SUPPLIED MATERIAL:
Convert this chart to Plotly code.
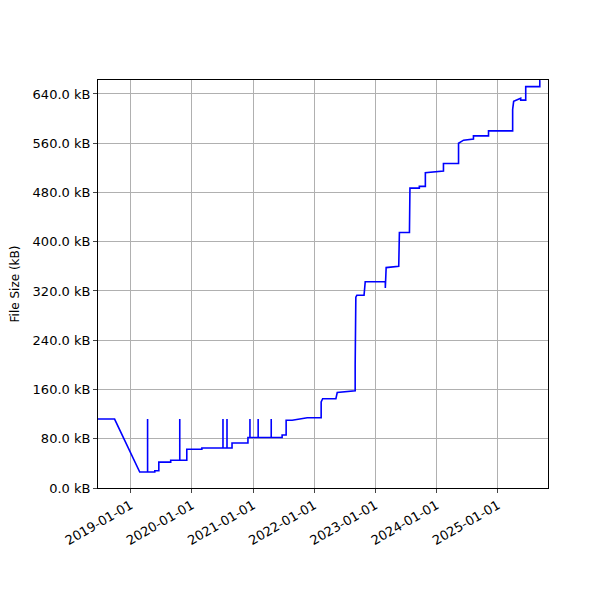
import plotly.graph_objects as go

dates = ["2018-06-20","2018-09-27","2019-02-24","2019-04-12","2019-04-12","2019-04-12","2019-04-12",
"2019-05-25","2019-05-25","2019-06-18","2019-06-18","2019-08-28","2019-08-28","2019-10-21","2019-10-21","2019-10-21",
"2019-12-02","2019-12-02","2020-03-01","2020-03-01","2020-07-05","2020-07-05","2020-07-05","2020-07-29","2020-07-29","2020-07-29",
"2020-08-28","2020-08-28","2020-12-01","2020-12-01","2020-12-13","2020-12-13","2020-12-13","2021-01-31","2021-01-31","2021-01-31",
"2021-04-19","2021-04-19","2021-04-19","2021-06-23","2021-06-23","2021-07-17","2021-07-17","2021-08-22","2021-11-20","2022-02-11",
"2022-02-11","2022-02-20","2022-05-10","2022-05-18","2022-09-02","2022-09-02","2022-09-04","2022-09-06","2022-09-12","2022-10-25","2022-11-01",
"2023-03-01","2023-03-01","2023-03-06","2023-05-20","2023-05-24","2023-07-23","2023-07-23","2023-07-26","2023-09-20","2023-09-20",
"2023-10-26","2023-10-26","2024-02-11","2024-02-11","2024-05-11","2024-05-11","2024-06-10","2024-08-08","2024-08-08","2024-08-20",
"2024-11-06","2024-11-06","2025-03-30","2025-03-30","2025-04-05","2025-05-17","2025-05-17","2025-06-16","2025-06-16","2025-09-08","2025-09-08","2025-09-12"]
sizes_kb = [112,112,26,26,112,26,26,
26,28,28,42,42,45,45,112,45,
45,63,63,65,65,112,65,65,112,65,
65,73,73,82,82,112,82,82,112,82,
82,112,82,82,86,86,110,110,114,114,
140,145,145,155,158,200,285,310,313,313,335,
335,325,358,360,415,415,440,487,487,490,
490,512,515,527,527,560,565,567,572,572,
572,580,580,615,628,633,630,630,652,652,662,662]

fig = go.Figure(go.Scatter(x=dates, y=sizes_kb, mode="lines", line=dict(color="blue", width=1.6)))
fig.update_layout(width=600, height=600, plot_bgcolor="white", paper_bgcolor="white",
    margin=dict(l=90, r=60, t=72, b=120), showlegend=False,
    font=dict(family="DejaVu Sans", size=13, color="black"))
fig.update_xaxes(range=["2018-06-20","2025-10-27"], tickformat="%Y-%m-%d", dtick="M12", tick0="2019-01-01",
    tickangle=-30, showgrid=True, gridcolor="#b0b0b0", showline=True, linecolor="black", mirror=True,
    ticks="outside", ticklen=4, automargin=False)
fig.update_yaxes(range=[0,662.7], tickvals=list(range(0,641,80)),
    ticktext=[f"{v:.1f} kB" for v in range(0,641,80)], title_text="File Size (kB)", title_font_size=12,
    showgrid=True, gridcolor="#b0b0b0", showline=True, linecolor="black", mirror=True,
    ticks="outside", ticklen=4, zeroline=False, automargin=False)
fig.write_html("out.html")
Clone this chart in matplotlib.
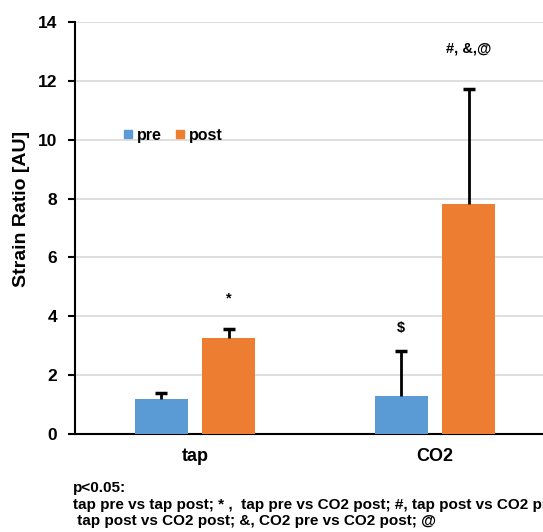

PROBLEM TO WORK ON: Reproduce the material above exactly, first line through the line that contains "import plotly.graph_objects as go", minus the pictures.

RESPONSE BELOW:
Convert this chart to Plotly code.
import plotly.graph_objects as go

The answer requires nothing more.